**WORK INSTRUCTIONS:** Give back exactly the lines from the beginning of the listing below to the line holding "from bokeh.resources import INLINE", both ends included; the pictures stay out.
#### SUPPLIED DATA ####
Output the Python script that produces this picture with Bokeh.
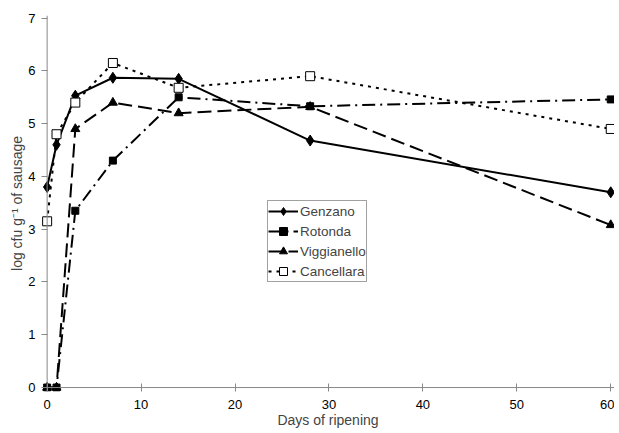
from bokeh.plotting import figure
from bokeh.models import Legend, LegendItem, FixedTicker, Range1d, Span
from bokeh.embed import file_html
from bokeh.resources import INLINE

days = [0, 1, 3, 7, 14, 28, 60]
genzano = [3.8, 4.6, 5.53, 5.87, 5.85, 4.68, 3.7]
rotonda = [0.0, 0.0, 3.35, 4.3, 5.5, 5.33, 5.46]
viggianello = [0.0, 0.0, 4.9, 5.4, 5.2, 5.32, 3.08]
cancellara = [3.15, 4.8, 5.4, 6.15, 5.68, 5.9, 4.9]
x_ticks = [0, 10, 20, 30, 40, 50, 60]
y_ticks = [0, 1, 2, 3, 4, 5, 6, 7]

FONT = "Liberation Sans"

p = figure(output_backend="svg", toolbar_location=None,
           frame_width=573, frame_height=376,
           x_range=Range1d(-0.6, 60.4), y_range=Range1d(-0.075, 7.05),
           min_border_left=41, min_border_right=0, min_border_top=15, min_border_bottom=35)
p.outline_line_color = None
p.grid.visible = False
p.background_fill_color = "white"

p.add_layout(Span(location=0, dimension="height", line_color="#888888", line_width=1))
p.add_layout(Span(location=0, dimension="width", line_color="#888888", line_width=1))

r1 = p.line(days, genzano, line_color="black", line_width=2)
m1 = p.scatter(days, genzano, marker="diamond", size=11, color="black")
r2 = p.line(days, rotonda, line_color="black", line_width=2, line_dash="13 5 2 5")
m2 = p.scatter(days, rotonda, marker="square", size=7, color="black")
r3 = p.line(days, viggianello, line_color="black", line_width=2, line_dash="14 6")
m3 = p.scatter(days, viggianello, marker="triangle", size=9, color="black")
r4 = p.line(days, cancellara, line_color="black", line_width=2, line_dash="3 5")
m4 = p.scatter(days, cancellara, marker="square", size=9, fill_color="white", line_color="black", line_width=1)

legend = Legend(items=[
    LegendItem(label="Genzano", renderers=[r1, m1]),
    LegendItem(label="Rotonda", renderers=[r2, m2]),
    LegendItem(label="Viggianello", renderers=[r3, m3]),
    LegendItem(label="Cancellara", renderers=[r4, m4]),
], location=(226, 109))
legend.border_line_color = "#444444"
legend.border_line_width = 1
legend.background_fill_alpha = 1
legend.label_text_font = FONT
legend.label_text_font_size = "13.5px"
legend.glyph_width = 30
legend.glyph_height = 20
legend.label_height = 20
legend.spacing = 0
legend.padding = 0
legend.margin = 0
legend.label_standoff = 2
p.add_layout(legend, "center")

for ax in (p.xaxis, p.yaxis):
    ax.axis_line_color = None
    ax.major_tick_line_color = "#888888"
    ax.minor_tick_line_color = None
    ax.major_label_text_font = FONT
    ax.major_label_text_font_size = "13px"
    ax.major_label_text_color = "black"
    ax.axis_label_text_font = FONT
    ax.axis_label_text_font_size = "14px"
    ax.axis_label_text_font_style = "normal"

p.xaxis.ticker = FixedTicker(ticks=x_ticks)
p.yaxis.ticker = FixedTicker(ticks=y_ticks)
p.xaxis.major_tick_in = 8
p.xaxis.major_tick_out = 0
p.yaxis.major_tick_in = 6
p.yaxis.major_tick_out = 0
p.xaxis.major_label_standoff = 8
p.yaxis.major_label_standoff = 6
p.xaxis.axis_label = "Days of ripening"
p.yaxis.axis_label = "log cfu g\u207b\u00b9 of sausage"
p.xaxis.axis_label_standoff = 0
p.yaxis.axis_label_standoff = 0

open("out.html", "w").write(file_html(p, INLINE))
####
**TASK SOLUTION:**
Output the Python script that produces this picture with Bokeh.
from bokeh.plotting import figure
from bokeh.models import Legend, LegendItem, FixedTicker, Range1d, Span
from bokeh.embed import file_html
from bokeh.resources import INLINE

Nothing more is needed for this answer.